The Hidden Costs of Outdated Scheduling
While manual scheduling may seem inexpensive on the surface, it introduces costs that accumulate every day.
These costs include:
• Time staff spend coordinating reservations by phone or email
• Duplicate bookings and last-minute conflicts
• Underutilized assets that appear “busy” due to inaccurate logs
• Higher reliance on mileage reimbursements when drivers cannot confirm availability
• Lack of auditability, exposing agencies during compliance reviews
• Additional vehicles purchased to compensate for perceived shortages
The problem is not fleet size—it is the lack of an intelligent scheduling system.
Why Digital Motor Pool Software Saves Money
Modern web-based fleet software replaces manual processes with automated, consistent, and transparent workflows.
Digital systems deliver savings by:
• Centralizing reservations so all departments see real-time availability
• Enforcing policies automatically to reduce misuse
• Integrating with secure key kiosks for 24/7 access
• Tracking utilization to inform right-sizing
• Reducing administrative workload
• Eliminating ghost reservations and no-shows
• Offering reporting that supports budget justification
When scheduling becomes accurate and conflict-free, fleets can confidently reduce vehicle counts, eliminate unnecessary purchases, and cut operational waste.
Making the Transition Without Disruption
Moving from a whiteboard to a digital motor pool does not require a complex overhaul.
Successful transitions follow a few simple steps:
• Begin by centralizing scheduling for a subset of vehicles
• Introduce self-service reservations with clear training for staff
• Add kiosk-based key control to reduce handoffs
• Use utilization reports to rebalance the fleet or retire low-use vehicles
• Communicate early wins to leadership, such as reduced reimbursements or improved availability
The shift becomes self-reinforcing. Once drivers experience reliable access, adoption grows naturally.

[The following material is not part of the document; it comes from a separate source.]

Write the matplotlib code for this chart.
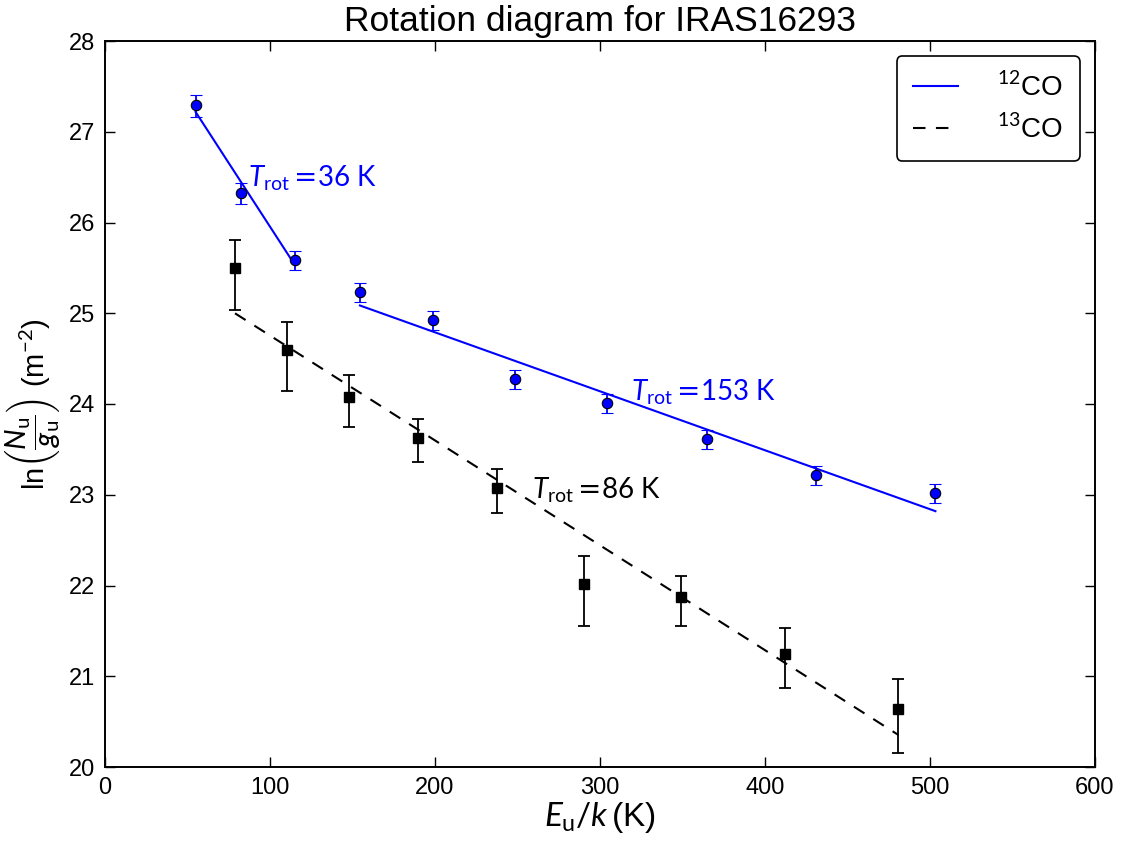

Case Study: Sonoma County Human Services
Sonoma County Human Services managed reservations manually across multiple offices, often relying on spreadsheets and email to coordinate high demand periods. The result was inconsistent availability and rising mileage reimbursements. After implementing FleetCommander’s digital reservation system and kiosk-based key control, the county saw immediate operational improvements.
Ghost reservations disappeared, administrative workload fell, and access became fair and predictable across more than 1,000 drivers. With accurate data, leadership rebalanced vehicles and reduced reimbursement costs—demonstrating the financial value of moving beyond manual tools.
The Bottom Line
Whiteboards, spreadsheets, and email reservations may feel simple, but they limit growth, hide inefficiencies, and inflate costs. Digital motor pool management modernizes access, enforces policy automatically, and provides the data fleets need to make strategic decisions. The result is a more efficient, accountable, and cost-effective fleet—without adding staff or vehicles.